* _What is required_
Without including any images, repeat the data exactly.

* _Recorded data_
════════════════════
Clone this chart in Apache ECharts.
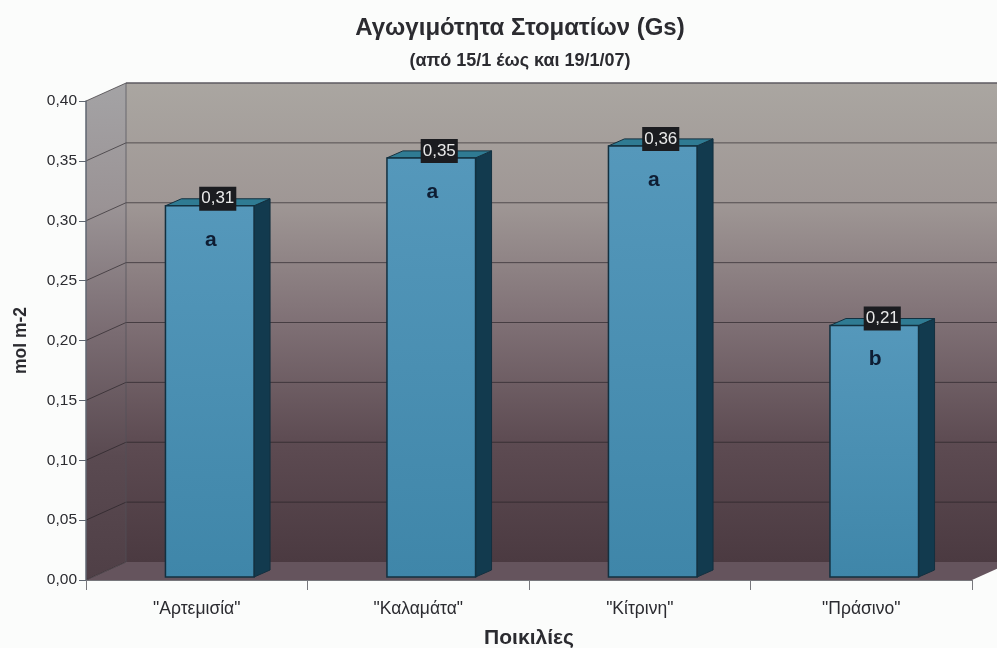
<!DOCTYPE html>
<html>
<head>
<meta charset="utf-8">
<style>html,body{margin:0;padding:0;background:#fbfcfb}#c{width:997px;height:648px}</style>
<script src="https://cdn.jsdelivr.net/npm/echarts@6/dist/echarts.min.js"></script>
</head>
<body>
<div id="c"></div>
<script>
// Stomatal conductance per variety
const categories = ['"Αρτεμισία"', '"Καλαμάτα"', '"Κίτρινη"', '"Πράσινο"'];
const conductance = [0.31, 0.35, 0.36, 0.21];
const groupLetters = ['a', 'a', 'a', 'b'];
const yTicks = [0, 0.05, 0.10, 0.15, 0.20, 0.25, 0.30, 0.35, 0.40];

// Oblique projection of the box: how far the back wall sits from the front plane
const WALL_DX = 40, WALL_DY = -18;
const BAR_DX = 13, BAR_DY = -3, BAR_DEPTH_X = 16, BAR_DEPTH_Y = -7;
const comma = v => v.toFixed(2).replace('.', ',');
const ink = '#2b2b30';

const chart = echarts.init(document.getElementById('c'), null, {renderer: 'canvas'});

function renderBox(params, api) {
  const band = api.size([1, 0])[0];
  const left = api.coord([0, 0])[0] - band / 2;
  const right = api.coord([categories.length - 1, 0])[0] + band / 2;
  const y0 = api.coord([0, 0])[1];
  const yTop = api.coord([0, yTicks[yTicks.length - 1]])[1];
  const wallFill = new echarts.graphic.LinearGradient(0, 0, 0, 1, [
    {offset: 0, color: '#aaa6a1'},
    {offset: 0.25, color: '#9f9795'},
    {offset: 0.5, color: '#7f7075'},
    {offset: 0.75, color: '#5d4b52'},
    {offset: 1, color: '#4b3a41'}
  ]);
  const sideFill = new echarts.graphic.LinearGradient(0, 0, 0, 1, [
    {offset: 0, color: '#a4a3a5'},
    {offset: 0.25, color: '#9a9395'},
    {offset: 0.5, color: '#7a6c72'},
    {offset: 0.75, color: '#5a4a51'},
    {offset: 1, color: '#4f3f46'}
  ]);
  const children = [
    {type: 'polygon', shape: {points: [[left + WALL_DX, yTop + WALL_DY], [right + WALL_DX, yTop + WALL_DY], [right + WALL_DX, y0 + WALL_DY], [left + WALL_DX, y0 + WALL_DY]]}, style: {fill: wallFill}},
    {type: 'polygon', shape: {points: [[left, yTop], [left + WALL_DX, yTop + WALL_DY], [left + WALL_DX, y0 + WALL_DY], [left, y0]]}, style: {fill: sideFill}},
    {type: 'polygon', shape: {points: [[left, y0], [left + WALL_DX, y0 + WALL_DY], [right + WALL_DX, y0 + WALL_DY], [right, y0]]}, style: {fill: '#65545d'}}
  ];
  const line = (x1, y1, x2, y2, stroke, lineWidth) => ({
    type: 'line', shape: {x1, y1, x2, y2}, style: {stroke, lineWidth}
  });
  const gridColor = 'rgba(35,30,35,0.62)';
  yTicks.forEach(t => {
    const y = api.coord([0, t])[1];
    children.push(line(left, y, left + WALL_DX, y + WALL_DY, gridColor, 1));
    if (t > 0) children.push(line(left + WALL_DX, y + WALL_DY, right + WALL_DX, y + WALL_DY, t === 0.4 ? '#5c5a60' : gridColor, t === 0.4 ? 1.5 : 1));
  });
  children.push(line(left + WALL_DX, yTop + WALL_DY, left + WALL_DX, y0 + WALL_DY, 'rgba(80,80,90,0.7)', 1));
  return {type: 'group', children};
}

function renderBar(params, api) {
  const i = api.value(0), v = api.value(1);
  const top = api.coord([i, v]);
  const base = api.coord([i, 0]);
  const w = api.size([1, 0])[0] * 0.4;
  const cx = top[0] + BAR_DX;
  const l = cx - w / 2, r = cx + w / 2;
  const t = top[1] + BAR_DY, b = base[1] + BAR_DY;
  const dx = BAR_DEPTH_X, dy = BAR_DEPTH_Y;
  const edge = '#13303f';
  const face = new echarts.graphic.LinearGradient(0, 0, 0, 1, [
    {offset: 0, color: '#5598bb'},
    {offset: 1, color: '#3f86a9'}
  ]);
  return {
    type: 'group',
    children: [
      {type: 'polygon', shape: {points: [[r, t], [r + dx, t + dy], [r + dx, b + dy], [r, b]]}, style: {fill: '#123a4e', stroke: edge, lineWidth: 1}},
      {type: 'polygon', shape: {points: [[l, t], [l + dx, t + dy], [r + dx, t + dy], [r, t]]}, style: {fill: '#2f7b93', stroke: edge, lineWidth: 1}},
      {type: 'rect', shape: {x: l, y: t, width: w, height: b - t}, style: {fill: face, stroke: edge, lineWidth: 1.5}},
      {type: 'text', z2: 5, style: {
        x: cx + dx / 2, y: t + dy, text: comma(v), align: 'center', verticalAlign: 'middle',
        fill: '#e9e9e9', font: '17px "Liberation Sans"', backgroundColor: '#1b1c20',
        padding: [4, 2, 3, 2]
      }},
      {type: 'text', z2: 5, style: {
        x: cx + 1, y: t + 34, text: groupLetters[i], align: 'center', verticalAlign: 'middle',
        fill: '#0e1d33', font: 'bold 21px "Liberation Sans"'
      }}
    ]
  };
}

chart.setOption({
  animation: false,
  backgroundColor: '#fbfcfb',
  title: [
    {text: 'Αγωγιμότητα Στοματίων (Gs)', left: 515, top: 11, textAlign: 'center',
     textStyle: {fontFamily: 'Liberation Sans', fontWeight: 'bold', fontSize: 24, color: ink}},
    {text: '(από 15/1 έως και 19/1/07)', left: 515, top: 47, textAlign: 'center',
     textStyle: {fontFamily: 'Liberation Sans', fontWeight: 'bold', fontSize: 18, color: ink}}
  ],
  grid: {left: 86, right: 25, top: 101, bottom: 68, containLabel: false, outerBoundsMode: 'none'},
  xAxis: {
    type: 'category', data: categories, z: 10,
    name: 'Ποικιλίες', nameLocation: 'middle', nameGap: 48,
    nameTextStyle: {fontFamily: 'Liberation Sans', fontWeight: 'bold', fontSize: 21, color: ink},
    axisLine: {lineStyle: {color: '#77777c', width: 1}},
    axisTick: {show: true, alignWithLabel: false, length: 10, lineStyle: {color: '#77777c'}},
    axisLabel: {margin: 20, fontFamily: 'Liberation Sans', fontSize: 17.5, color: ink}
  },
  yAxis: {
    type: 'value', min: 0, max: 0.4, interval: 0.05, z: 10,
    name: 'mol m-2', nameLocation: 'middle', nameGap: 56,
    nameTextStyle: {fontFamily: 'Liberation Sans', fontWeight: 'bold', fontSize: 17.5, color: ink},
    axisLine: {show: true, lineStyle: {color: '#5f6670', width: 1.5}},
    axisTick: {show: true, length: 7, lineStyle: {color: '#5f6670'}},
    axisLabel: {margin: 9, formatter: comma, fontFamily: 'Liberation Sans', fontSize: 15.5, color: ink},
    splitLine: {show: false}
  },
  series: [
    {type: 'custom', name: 'box', z: 1, clip: false, silent: true, renderItem: renderBox, data: [[0, 0]], encode: {x: 0, y: 1}},
    {type: 'custom', name: 'Gs', z: 2, clip: false, renderItem: renderBar, data: conductance.map((v, i) => [i, v]), encode: {x: 0, y: 1}}
  ]
});
</script>
</body>
</html>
════════════════════
* _Reply_
Clone this chart in Apache ECharts.
<!DOCTYPE html>
<html>
<head>
<meta charset="utf-8">
<style>html,body{margin:0;padding:0;background:#fbfcfb}#c{width:997px;height:648px}</style>
<script src="https://cdn.jsdelivr.net/npm/echarts@6/dist/echarts.min.js"></script>
</head>
<body>
<div id="c"></div>
<script>
// Stomatal conductance per variety
const categories = ['"Αρτεμισία"', '"Καλαμάτα"', '"Κίτρινη"', '"Πράσινο"'];
const conductance = [0.31, 0.35, 0.36, 0.21];
const groupLetters = ['a', 'a', 'a', 'b'];
const yTicks = [0, 0.05, 0.10, 0.15, 0.20, 0.25, 0.30, 0.35, 0.40];

// Oblique projection of the box: how far the back wall sits from the front plane
const WALL_DX = 40, WALL_DY = -18;
const BAR_DX = 13, BAR_DY = -3, BAR_DEPTH_X = 16, BAR_DEPTH_Y = -7;
const comma = v => v.toFixed(2).replace('.', ',');
const ink = '#2b2b30';

const chart = echarts.init(document.getElementById('c'), null, {renderer: 'canvas'});

function renderBox(params, api) {
  const band = api.size([1, 0])[0];
  const left = api.coord([0, 0])[0] - band / 2;
  const right = api.coord([categories.length - 1, 0])[0] + band / 2;
  const y0 = api.coord([0, 0])[1];
  const yTop = api.coord([0, yTicks[yTicks.length - 1]])[1];
  const wallFill = new echarts.graphic.LinearGradient(0, 0, 0, 1, [
    {offset: 0, color: '#aaa6a1'},
    {offset: 0.25, color: '#9f9795'},
    {offset: 0.5, color: '#7f7075'},
    {offset: 0.75, color: '#5d4b52'},
    {offset: 1, color: '#4b3a41'}
  ]);
  const sideFill = new echarts.graphic.LinearGradient(0, 0, 0, 1, [
    {offset: 0, color: '#a4a3a5'},
    {offset: 0.25, color: '#9a9395'},
    {offset: 0.5, color: '#7a6c72'},
    {offset: 0.75, color: '#5a4a51'},
    {offset: 1, color: '#4f3f46'}
  ]);
  const children = [
    {type: 'polygon', shape: {points: [[left + WALL_DX, yTop + WALL_DY], [right + WALL_DX, yTop + WALL_DY], [right + WALL_DX, y0 + WALL_DY], [left + WALL_DX, y0 + WALL_DY]]}, style: {fill: wallFill}},
    {type: 'polygon', shape: {points: [[left, yTop], [left + WALL_DX, yTop + WALL_DY], [left + WALL_DX, y0 + WALL_DY], [left, y0]]}, style: {fill: sideFill}},
    {type: 'polygon', shape: {points: [[left, y0], [left + WALL_DX, y0 + WALL_DY], [right + WALL_DX, y0 + WALL_DY], [right, y0]]}, style: {fill: '#65545d'}}
  ];
  const line = (x1, y1, x2, y2, stroke, lineWidth) => ({
    type: 'line', shape: {x1, y1, x2, y2}, style: {stroke, lineWidth}
  });
  const gridColor = 'rgba(35,30,35,0.62)';
  yTicks.forEach(t => {
    const y = api.coord([0, t])[1];
    children.push(line(left, y, left + WALL_DX, y + WALL_DY, gridColor, 1));
    if (t > 0) children.push(line(left + WALL_DX, y + WALL_DY, right + WALL_DX, y + WALL_DY, t === 0.4 ? '#5c5a60' : gridColor, t === 0.4 ? 1.5 : 1));
  });
  children.push(line(left + WALL_DX, yTop + WALL_DY, left + WALL_DX, y0 + WALL_DY, 'rgba(80,80,90,0.7)', 1));
  return {type: 'group', children};
}

function renderBar(params, api) {
  const i = api.value(0), v = api.value(1);
  const top = api.coord([i, v]);
  const base = api.coord([i, 0]);
  const w = api.size([1, 0])[0] * 0.4;
  const cx = top[0] + BAR_DX;
  const l = cx - w / 2, r = cx + w / 2;
  const t = top[1] + BAR_DY, b = base[1] + BAR_DY;
  const dx = BAR_DEPTH_X, dy = BAR_DEPTH_Y;
  const edge = '#13303f';
  const face = new echarts.graphic.LinearGradient(0, 0, 0, 1, [
    {offset: 0, color: '#5598bb'},
    {offset: 1, color: '#3f86a9'}
  ]);
  return {
    type: 'group',
    children: [
      {type: 'polygon', shape: {points: [[r, t], [r + dx, t + dy], [r + dx, b + dy], [r, b]]}, style: {fill: '#123a4e', stroke: edge, lineWidth: 1}},
      {type: 'polygon', shape: {points: [[l, t], [l + dx, t + dy], [r + dx, t + dy], [r, t]]}, style: {fill: '#2f7b93', stroke: edge, lineWidth: 1}},
      {type: 'rect', shape: {x: l, y: t, width: w, height: b - t}, style: {fill: face, stroke: edge, lineWidth: 1.5}},
      {type: 'text', z2: 5, style: {
        x: cx + dx / 2, y: t + dy, text: comma(v), align: 'center', verticalAlign: 'middle',
        fill: '#e9e9e9', font: '17px "Liberation Sans"', backgroundColor: '#1b1c20',
        padding: [4, 2, 3, 2]
      }},
      {type: 'text', z2: 5, style: {
        x: cx + 1, y: t + 34, text: groupLetters[i], align: 'center', verticalAlign: 'middle',
        fill: '#0e1d33', font: 'bold 21px "Liberation Sans"'
      }}
    ]
  };
}

chart.setOption({
  animation: false,
  backgroundColor: '#fbfcfb',
  title: [
    {text: 'Αγωγιμότητα Στοματίων (Gs)', left: 515, top: 11, textAlign: 'center',
     textStyle: {fontFamily: 'Liberation Sans', fontWeight: 'bold', fontSize: 24, color: ink}},
    {text: '(από 15/1 έως και 19/1/07)', left: 515, top: 47, textAlign: 'center',
     textStyle: {fontFamily: 'Liberation Sans', fontWeight: 'bold', fontSize: 18, color: ink}}
  ],
  grid: {left: 86, right: 25, top: 101, bottom: 68, containLabel: false, outerBoundsMode: 'none'},
  xAxis: {
    type: 'category', data: categories, z: 10,
    name: 'Ποικιλίες', nameLocation: 'middle', nameGap: 48,
    nameTextStyle: {fontFamily: 'Liberation Sans', fontWeight: 'bold', fontSize: 21, color: ink},
    axisLine: {lineStyle: {color: '#77777c', width: 1}},
    axisTick: {show: true, alignWithLabel: false, length: 10, lineStyle: {color: '#77777c'}},
    axisLabel: {margin: 20, fontFamily: 'Liberation Sans', fontSize: 17.5, color: ink}
  },
  yAxis: {
    type: 'value', min: 0, max: 0.4, interval: 0.05, z: 10,
    name: 'mol m-2', nameLocation: 'middle', nameGap: 56,
    nameTextStyle: {fontFamily: 'Liberation Sans', fontWeight: 'bold', fontSize: 17.5, color: ink},
    axisLine: {show: true, lineStyle: {color: '#5f6670', width: 1.5}},
    axisTick: {show: true, length: 7, lineStyle: {color: '#5f6670'}},
    axisLabel: {margin: 9, formatter: comma, fontFamily: 'Liberation Sans', fontSize: 15.5, color: ink},
    splitLine: {show: false}
  },
  series: [
    {type: 'custom', name: 'box', z: 1, clip: false, silent: true, renderItem: renderBox, data: [[0, 0]], encode: {x: 0, y: 1}},
    {type: 'custom', name: 'Gs', z: 2, clip: false, renderItem: renderBar, data: conductance.map((v, i) => [i, v]), encode: {x: 0, y: 1}}
  ]
});
</script>
</body>
</html>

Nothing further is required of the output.